Wealthfront's Investment Methodology outlines the case for diversified rebalanced portfolios up to but not including the alternative weighting schemes, which can be found analyzed in Jacques Lussier's recent book Successful Investing and on the EDHEC Risk-Institute.

Translating the Impact into dollars
The graph below shows how much difference each percent makes to the total compound growth of investments over the long term, such as thirty or forty years. Adding up the lower end values for items 2 to 5 gives us a 6.5% difference, the gap between 0.5% and 7% annual growth, which ends up being in excess of a 12x difference after 40 years - $149,700 vs $12,200.

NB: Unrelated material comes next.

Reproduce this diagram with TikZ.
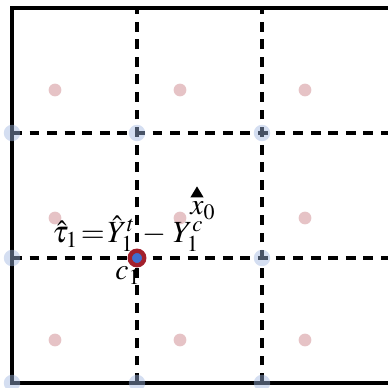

The longer the time period and the more Big Stuff items the investor takes advantage of, the greater the ultimate difference. Readers can test other combinations of contributions, time period and return differences in Fidelity's online calculator linked above.

(click to enlarge image)

Disclaimer: this post is my opinion only and should not be construed as investment advice. Readers should be aware that the above comparisons are not an investment recommendation. They rest on other sources, whose accuracy is not guaranteed and the article may not interpret such results correctly. Do your homework before making any decisions and consider consulting a professional advisor.